A Glimmer of Hope?
In 1898, Marie and Pierre Curie announced the discovery of a new radioactive element: radium. At the time, Marie was a doctorate student at the Sorbonne University and her husband Pierre was a professor at Paris’s École de physique et chimie (school of physics and chemistry). As part of her doctorate research, Marie Curie noticed that the amount of radiation emitted by pitchblende—a radioactive ore—was much higher than the presence of uranium alone could explain. She had discovered radium.
It would take her and her husband four more years of hard work and several tons of pitchblende to isolate a pure sample of the new radioactive element. This technical prowess would turn the scientific world upside down. In 1903, the Curies and Henri Becquerel—who first discovered radioactivity—received the Nobel Prize in Physics.
But scientists were not the only ones interested in radium. The element’s ability to turn objects phosphorescent, while also slowing down the development of larvae and turning tadpoles into “monstrosities”, aroused broad public curiosity. Pharmaceutical companies and other entrepreneurs would take advantage of this new craze. Many products claiming to contain radium and boasting miraculous results—none of which were medically proven, of course—started popping up. In Maisonneuve, for example, a certain Daniel Bergevin commercialized in 1912 a product called “radium” water which he claimed had numerous medicinal properties.
In the medical field, it was radium’s effectiveness in eliminating diseased tissue without surgery that attracted curiosity. In 1906, Doctor Louis Wickham, working at Paris’ newly inaugurated Laboratoire biologique du Radium, started studying the therapeutic effects of radium. In 1910, he published the results of his experiments in a book entitled Radiumthérapie. Encouraged by this progress, new research centres started popping up all around Europe.

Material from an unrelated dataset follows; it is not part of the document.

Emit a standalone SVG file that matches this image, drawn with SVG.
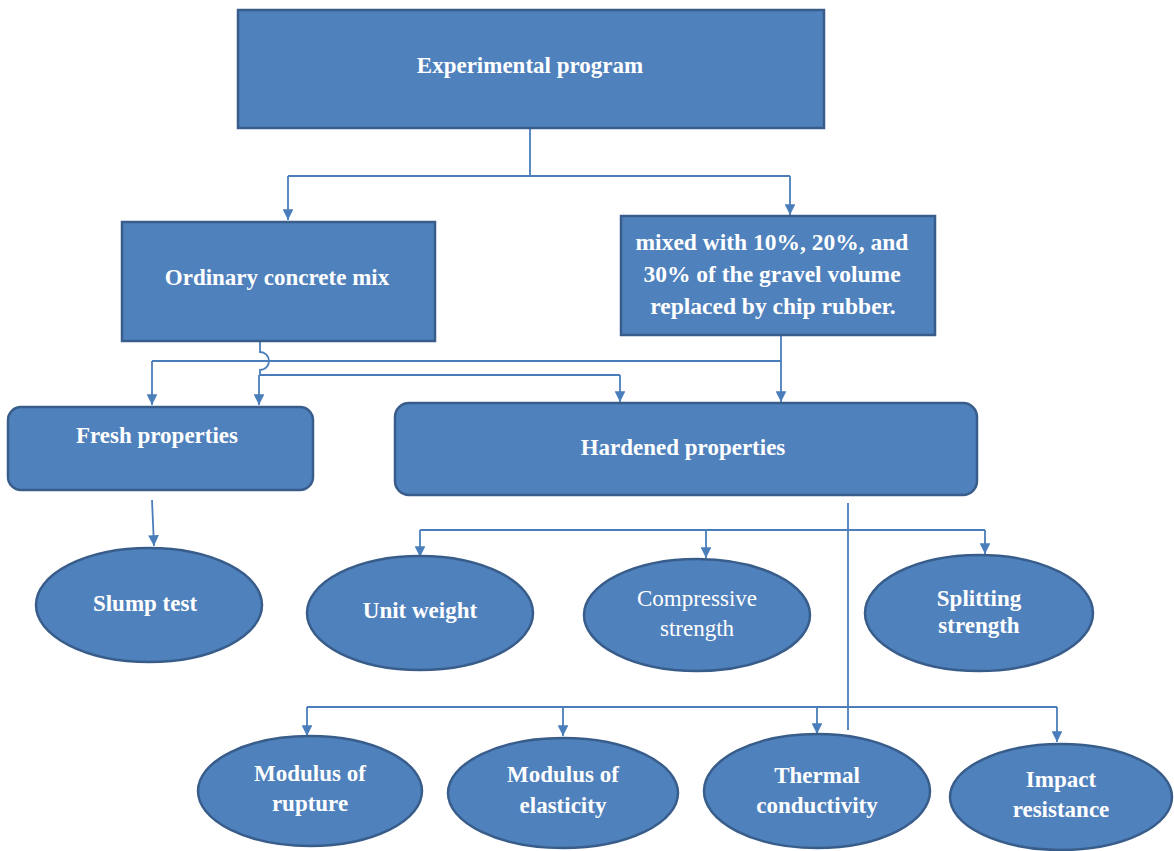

Following his visits to this radiobiology laboratory in 1907, 1908 and 1909, Doctor William H. B. Aikins bought a small quantity of radium and founded the Radium Institute of Toronto. This was Canada’s first private clinic that specialized in radiotherapy. Back then, radium’s true effectiveness in treating various types of cancers was not fully understood. Still, many doctors believed that this was the missing piece in the effective treatment and perhaps even eradication of the disease.